Oct. 28 (Bloomberg) -- Asian stocks rose, sending the regional benchmark index toward its biggest weekly gain in more than two years, as the fastest U.S. economic growth in a year and Europe’s debt deal boosted the outlook for exporters.
Honda Motor Co., Japan’s second-largest carmaker by market value that gets 83 percent of its revenue abroad, rose 4.4 percent after U.S. household purchases beat estimates. HSBC Holdings Plc, Europe’s biggest lender, advanced 4.2 percent as Europe’s announcements eased concerns about the global financial system. Jiangxi Copper Co., China’s No. 1 producer of the metal by market value, increased 1.4 percent after metal prices gained.
“Consumer spending has contributed a lot to U.S. growth, while inventory investment declined,” said Masaru Hamasaki, who helps oversee the equivalent of $24 billion as chief strategist at Toyota Asset Management Co. in Tokyo. “That’s a very good form of growth. Risk appetite should rise after Europe delivered a big answer to the debt crisis that’s plagued the market for a long time. I expect stocks to be firm after jumping.”

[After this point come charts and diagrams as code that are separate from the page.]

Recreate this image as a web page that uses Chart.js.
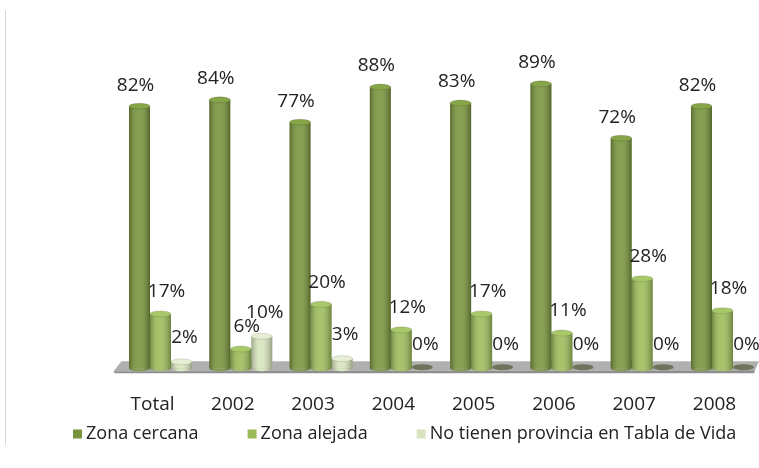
<!DOCTYPE html>
<html>
<head>
<meta charset="utf-8">
<script src="https://cdn.jsdelivr.net/npm/chart.js@4/dist/chart.umd.min.js"></script>
<style>
  html, body { margin: 0; padding: 0; background: #ffffff; }
  #wrap { width: 759px; height: 468px; position: relative; }
</style>
</head>
<body>
<div id="wrap"><canvas id="c" width="759" height="468"></canvas></div>
<script>
// ---- data ----
const categories = ["Total", "2002", "2003", "2004", "2005", "2006", "2007", "2008"];
const seriesNames = ["Zona cercana", "Zona alejada", "No tienen provincia en Tabla de Vida"];
const zonaCercana = [82, 84, 77, 88, 83, 89, 72, 82];
const zonaAlejada = [17, 6, 20, 12, 17, 11, 28, 18];
const sinProvincia = [2, 10, 3, 0, 0, 0, 0, 0];
const seriesColors = ["#77933C", "#9BBB59", "#D7E4BD"];
const capColors = ["#86a448", "#a9c86a", "#e6efd4"];
const labelShift = [[-4, -21], [6, -22], [3, -24]];

const FONT = '"Open Sans", "Liberation Sans", sans-serif';

const cylinderPlugin = {
  id: 'cylinders',
  beforeDraw(chart) {
    const ctx = chart.ctx;
    ctx.save();
    ctx.strokeStyle = '#d9d9d9';
    ctx.lineWidth = 1;
    ctx.beginPath();
    ctx.moveTo(5.5, 10);
    ctx.lineTo(5.5, 445);
    ctx.stroke();
    ctx.restore();
  },
  beforeDatasetsDraw(chart) {
    const ctx = chart.ctx;
    const xs = chart.scales.x, ys = chart.scales.y;
    const base = ys.getPixelForValue(0);
    const left = xs.getPixelForValue(0) - 47;
    const right = chart.width;
    ctx.save();
    ctx.fillStyle = '#b0b0b0';
    ctx.beginPath();
    ctx.moveTo(left + 8, base - 7);
    ctx.lineTo(right, base - 7);
    ctx.lineTo(right - 4, base + 2);
    ctx.lineTo(left, base + 3);
    ctx.closePath();
    ctx.fill();
    ctx.fillStyle = '#8e8e8e';
    ctx.beginPath();
    ctx.moveTo(left, base + 3);
    ctx.lineTo(right - 4, base + 2);
    ctx.lineTo(right - 5, base + 5);
    ctx.lineTo(left + 1, base + 5);
    ctx.closePath();
    ctx.fill();
    ctx.restore();
  },
  afterDatasetsDraw(chart) {
    const ctx = chart.ctx;
    const ys = chart.scales.y;
    const base = ys.getPixelForValue(0);
    ctx.save();
    chart.data.datasets.forEach((ds, di) => {
      const meta = chart.getDatasetMeta(di);
      meta.data.forEach((bar, i) => {
        const v = ds.data[i];
        const w = bar.width;
        const l = bar.x - w / 2;
        const r = bar.x + w / 2;
        if (v > 0) {
          const g = ctx.createLinearGradient(l, 0, r, 0);
          g.addColorStop(0, 'rgba(0,0,0,0.28)');
          g.addColorStop(0.35, 'rgba(255,255,255,0.10)');
          g.addColorStop(0.55, 'rgba(255,255,255,0.12)');
          g.addColorStop(1, 'rgba(0,0,0,0.30)');
          ctx.fillStyle = seriesColors[di];
          ctx.beginPath();
          ctx.ellipse(bar.x, base, w / 2, 3, 0, 0, Math.PI);
          ctx.fill();
          ctx.fillStyle = g;
          ctx.beginPath();
          ctx.rect(l, bar.y, w, base - bar.y);
          ctx.ellipse(bar.x, base, w / 2, 3, 0, 0, Math.PI);
          ctx.fill();
          ctx.fillStyle = capColors[di];
          ctx.beginPath();
          ctx.ellipse(bar.x, bar.y, w / 2, 3, 0, 0, Math.PI * 2);
          ctx.fill();
          ctx.strokeStyle = 'rgba(0,0,0,0.15)';
          ctx.lineWidth = 0.8;
          ctx.stroke();
        } else {
          ctx.fillStyle = 'rgba(85,98,62,0.75)';
          ctx.beginPath();
          ctx.ellipse(bar.x, base - 1, w / 2, 3, 0, 0, Math.PI * 2);
          ctx.fill();
        }
        ctx.fillStyle = '#222222';
        ctx.font = '19px ' + FONT;
        ctx.textAlign = 'center';
        ctx.textBaseline = 'middle';
        ctx.fillText(v + '%', bar.x + labelShift[di][0], bar.y + labelShift[di][1]);
      });
    });
    ctx.restore();
  },
  afterDraw(chart) {
    const ctx = chart.ctx;
    ctx.save();
    ctx.font = '18px ' + FONT;
    ctx.textBaseline = 'middle';
    ctx.textAlign = 'left';
    let x = 73;
    const yc = 434;
    chart.data.datasets.forEach((ds, di) => {
      ctx.fillStyle = seriesColors[di];
      ctx.fillRect(x, yc - 4.5, 9, 9);
      ctx.fillStyle = '#222222';
      ctx.fillText(ds.label, x + 13, yc);
      x += 13 + ctx.measureText(ds.label).width + 49;
    });
    ctx.restore();
  }
};

const datasets = [zonaCercana, zonaAlejada, sinProvincia].map((arr, i) => ({
  label: seriesNames[i],
  data: arr,
  backgroundColor: seriesColors[i],
  borderWidth: 0,
  clip: false,
  categoryPercentage: 0.785,
  barPercentage: 1.0
}));

new Chart(document.getElementById('c'), {
  type: 'bar',
  data: { labels: categories, datasets },
  plugins: [cylinderPlugin],
  options: {
    responsive: false,
    animation: false,
    devicePixelRatio: 1,
    layout: { padding: { left: 160.5, right: 36.5, top: 48.7, bottom: 53.8 } },
    plugins: {
      tooltip: { enabled: false },
      legend: { display: false }
    },
    scales: {
      x: {
        offset: false,
        grid: { display: false, drawTicks: false },
        border: { display: false },
        ticks: {
          font: { family: FONT, size: 19 },
          color: '#222222',
          padding: 25,
          labelOffset: -8,
          maxRotation: 0,
          autoSkip: false
        },
        afterFit(s) { s.height = 46; s.paddingLeft = 0; s.paddingRight = 0; }
      },
      y: {
        display: false,
        min: 0, max: 100
      }
    }
  }
});
</script>
</body>
</html>
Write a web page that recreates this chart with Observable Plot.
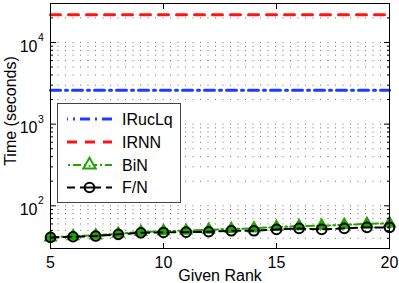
<!DOCTYPE html>
<html>
<head>
<meta charset="utf-8">
<script src="https://cdn.jsdelivr.net/npm/d3@7"></script>
<script src="https://cdn.jsdelivr.net/npm/@observablehq/plot@0.6"></script>
<style>
  html, body { margin: 0; padding: 0; background: #fff; }
  svg { display: block; }
</style>
</head>
<body>
<div id="chart"></div>
<script>
const ranks = [5, 6, 7, 8, 9, 10, 11, 12, 13, 14, 15, 16, 17, 18, 19, 20];
const iruclqTimes = [2600, 2600, 2600, 2600, 2600, 2600, 2600, 2600, 2600, 2600, 2600, 2600, 2600, 2600, 2600, 2600];
const irnnTimes = [21800, 21800, 21800, 21800, 21800, 21800, 21800, 21800, 21800, 21800, 21800, 21800, 21800, 21800, 21800, 21800];
const binTimes = [41, 42.5, 43.5, 45.5, 48, 49, 49.5, 51, 52, 53, 55, 56.5, 57, 58.5, 60, 61];
const fnTimes = [41, 41.8, 42.6, 44.7, 46.7, 47.2, 47.6, 48.1, 49.4, 49.4, 51.4, 52.9, 51.4, 52.9, 54.4, 54.4];
const seriesNames = ["IRucLq", "IRNN", "BiN", "F/N"];
const xTicks = [5, 10, 15, 20];
const yMajor = [100, 1000, 10000];
const yMinor = [40, 50, 60, 70, 80, 90, 200, 300, 400, 500, 600, 700, 800, 900,
                2000, 3000, 4000, 5000, 6000, 7000, 8000, 9000, 20000];
const xTitle = "Given Rank";
const yTitle = "Time (seconds)";

const BLUE = "#1e3cff", RED = "#ff1414", GREEN = "#22a300", BLACK = "#000";
const FONT = "Liberation Sans, Arial, Helvetica, sans-serif";
const FS = 16;

const rows = (vals, name) => ranks.map((r, i) => ({rank: r, time: vals[i], series: name}));
const iruclq = rows(iruclqTimes, seriesNames[0]);
const irnn = rows(irnnTimes, seriesNames[1]);
const bin = rows(binTimes, seriesNames[2]);
const fn = rows(fnTimes, seriesNames[3]);

const styles = {
  IRucLq: {stroke: BLUE, strokeWidth: 3, dash: "10,5,2,5"},
  IRNN: {stroke: RED, strokeWidth: 3, dash: "10,8"},
  BiN: {stroke: GREEN, strokeWidth: 2, dash: "8,3,2,3"},
  "F/N": {stroke: BLACK, strokeWidth: 2, dash: "8,5"}
};

const chart = Plot.plot({
  width: 399,
  height: 283,
  marginLeft: 50,
  marginRight: 10,
  marginTop: 3,
  marginBottom: 35,
  style: {fontFamily: FONT, fontSize: FS + "px", background: "#fff", color: "#000"},
  x: {domain: [5, 20], axis: null},
  y: {type: "log", domain: [30, 30000], axis: null},
  marks: [
    Plot.gridY(yMinor.concat(yMajor), {stroke: "#333", strokeOpacity: 0.7, strokeDasharray: "1,6.5", strokeWidth: 1}),
    Plot.line(irnn, {x: "rank", y: "time", stroke: RED, strokeWidth: 3, strokeDasharray: styles.IRNN.dash}),
    Plot.line(iruclq, {x: "rank", y: "time", stroke: BLUE, strokeWidth: 3, strokeDasharray: styles.IRucLq.dash}),
    Plot.line(bin, {x: "rank", y: "time", stroke: GREEN, strokeWidth: 2, strokeDasharray: styles.BiN.dash}),
    Plot.dot(bin, {x: "rank", y: "time", symbol: "triangle", r: 4.3, fill: GREEN, stroke: GREEN, strokeWidth: 1.5}),
    Plot.line(fn, {x: "rank", y: "time", stroke: BLACK, strokeWidth: 2, strokeDasharray: styles["F/N"].dash}),
    Plot.dot(fn, {x: "rank", y: "time", symbol: "circle", r: 4.8, fill: "none", stroke: BLACK, strokeWidth: 2}),
    Plot.frame({stroke: "#000", strokeWidth: 1}),
    // inward ticks
    Plot.axisY(yMajor, {anchor: "left", tickSize: 6, dx: 6, tickFormat: () => "", label: null, stroke: "#000"}),
    Plot.axisY(yMajor, {anchor: "right", tickSize: 6, dx: -6, tickFormat: () => "", label: null, stroke: "#000"}),
    Plot.axisY(yMinor, {anchor: "left", tickSize: 3, dx: 3, tickFormat: () => "", label: null, stroke: "#000"}),
    Plot.axisY(yMinor, {anchor: "right", tickSize: 3, dx: -3, tickFormat: () => "", label: null, stroke: "#000"}),
    Plot.axisX(xTicks, {anchor: "bottom", tickSize: 5, dy: -5, tickFormat: () => "", label: null, stroke: "#000"}),
    Plot.axisX(xTicks, {anchor: "top", tickSize: 5, dy: 5, tickFormat: () => "", label: null, stroke: "#000"}),
    // tick labels
    Plot.text(xTicks, {x: d => d, frameAnchor: "bottom", lineAnchor: "middle", text: d => String(d), dy: 14.5, fontSize: FS, fill: "#000"}),
    Plot.text(yMajor, {y: d => d, frameAnchor: "left", text: () => "10", textAnchor: "end", dx: -13, dy: 4, fontSize: FS, fill: "#000"}),
    Plot.text(yMajor, {y: d => d, frameAnchor: "left", text: d => String(Math.round(Math.log10(d))), textAnchor: "start", dx: -12.5, dy: -5, fontSize: 10.5, fill: "#000"}),
    // titles
    Plot.text([xTitle], {frameAnchor: "bottom", lineAnchor: "middle", textAnchor: "middle", text: d => d, dy: 27.5, fontSize: FS, fill: "#000"}),
    Plot.text([yTitle], {frameAnchor: "left", lineAnchor: "middle", textAnchor: "middle", text: d => d, rotate: -90, dx: -40, dy: -15, fontSize: FS, fill: "#000"})
  ]
});

document.getElementById("chart").appendChild(chart);

// Legend box (inside the axes, upper-left area)
const svg = d3.select(chart);
const lg = svg.append("g").attr("font-family", FONT).attr("font-size", FS).attr("text-anchor", "start");
const box = {x: 57.5, y: 103.5, w: 123, h: 99};
lg.append("rect").attr("x", box.x).attr("y", box.y).attr("width", box.w).attr("height", box.h)
  .attr("fill", "#fff").attr("stroke", "#444").attr("stroke-width", 1);
const rowY = [119, 142, 165, 187.5];
seriesNames.forEach((name, i) => {
  const s = styles[name];
  const y = rowY[i];
  lg.append("line").attr("x1", 67).attr("x2", 112).attr("y1", y).attr("y2", y)
    .attr("stroke", s.stroke).attr("stroke-width", s.strokeWidth).attr("stroke-dasharray", s.dash)
    .attr("stroke-dashoffset", name === "IRucLq" ? 9 : (name === "BiN" ? 10 : 0));
  if (name === "BiN") {
    lg.append("path").attr("transform", `translate(89.5,${y})`)
      .attr("d", d3.symbol(d3.symbolTriangle2, 110)())
      .attr("fill", "#fff").attr("stroke", GREEN).attr("stroke-width", 2);
    lg.append("circle").attr("cx", 89.5).attr("cy", y + 1).attr("r", 1).attr("fill", GREEN);
  }
  if (name === "F/N") {
    lg.append("circle").attr("cx", 89.5).attr("cy", y).attr("r", 4.8)
      .attr("fill", "#fff").attr("stroke", BLACK).attr("stroke-width", 2);
    lg.append("line").attr("x1", 85).attr("x2", 94).attr("y1", y).attr("y2", y)
      .attr("stroke", BLACK).attr("stroke-width", 2);
  }
  lg.append("text").attr("x", 122).attr("y", y).attr("dy", "0.35em").attr("fill", "#000")
    .attr("text-anchor", "start").text(name);
});
</script>
</body>
</html>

The MSCI Asia Pacific Index rose 1.3 percent to 124.54 as of 7:54 p.m. in Tokyo. The measure has gained 7.4 percent this week, the most since the week ended May 8, 2009. More than two stocks rose for each that fell on the gauge, which is set for its biggest month of increase since May 2009. Nine of 10 industry groups on the gauge advanced.
Futures on the Standard & Poor’s 500 Index fell 0.6 percent. In New York, the index rose 3.4 percent yesterday after the U.S. economy grew in the third quarter at the fastest pace in a year as gains in consumer spending and business investment helped support a recovery that had been on the brink of faltering. Household purchases, the biggest part of the economy, rose at a 2.4 percent pace, beating estimates.
Japan’s Nikkei 225 Stock Average added 1.4 percent and South Korea’s Kospi Index advanced 0.4 percent. Australia’s S&P/ASX 200 added 0.1 percent after swinging between gains and losses. Hong Kong’s Hang Seng Index climbed 1.7 percent, rising 11 percent increase this week, its biggest such advance since May 2009.
The number of contracts to buy previously owned U.S. homes unexpectedly fell in September as lower prices and borrowing costs failed to support demand. A separate report showed fewer Americans filed applications for unemployment assistance last week, while those on benefit rolls dropped to a three-year low, signaling limited improvement in the labor market.
“It’s not an economic scenario at this stage that the U.S. will go into a recession,” said Tim Schroeders, who helps manage $1 billion in equities at Pengana Capital Ltd. in Melbourne. “The market has been pricing in less macro-economic risks as a result of what happened over the last 24 hours.”
Asian exporters advanced. Honda added 4.4 percent to 2,498 yen. Samsung Electronics Co., South Korea’s biggest exporter of consumer electronics, rose 2.3 percent to 945,000 won. Li & Fung Ltd., a supplier of toys and clothes to Wal-Mart Stores Inc., jumped 5.4 percent to HK$15.56. Nintendo Co., Japan’s maker of video-game players that gets 39 percent of its sales in the Americas, jumped 6 percent to 11,780 yen.
Global stocks rallied yesterday after European leaders talked bondholders into accepting 50 percent writedowns on Greek debt and boosted their rescue fund’s capacity to 1 trillion euros ($1.4 trillion) in a crisis-fighting package intended to shield the euro area.
Banks rose. HSBC Holdings rallied 4.2 percent to HK$70.10. Sumitomo Mitsui Financial Group Inc., Japan’s second-biggest lender, added 0.9 percent to 2,253 yen.
Industrial & Commercial Bank of China Ltd., the world’s biggest lender by market value, rose 2 percent to HK$5.02 after saying third-quarter profit climbed 28 percent. China Construction Bank Corp., the nation’s second-largest lender that reports earnings today, gained 3 percent to HK$5.85.
The MSCI Asia Pacific Index declined 11 percent this year through yesterday, compared with a 2.1 percent gain by the S&P 500 and a 9.6 percent drop by the Stoxx Europe 600 Index. Stocks in the Asian benchmark are valued at 12.6 times estimated earnings on average, compared with 12.9 times for the S&P 500 and 10.8 times for the Stoxx 600.
Mining companies advanced after copper in London jumped as much as 1.7 percent to $8,280 a metric ton. Three-month copper on the London Metal Exchange has increased about 14 percent this week. BHP Billiton Ltd., Australia’s No. 1 mining company, added 0.9 percent to A$38.69. Jiangxi Copper rose 1.4 percent to HK$20.05.
American depositary receipts of Baidu Inc., China’s biggest Internet company by market value, soared 11 percent to $150 in Singapore after saying third-quarter profit rose 80 percent, beating analysts’ estimates, as revenue from search-engine advertising surged.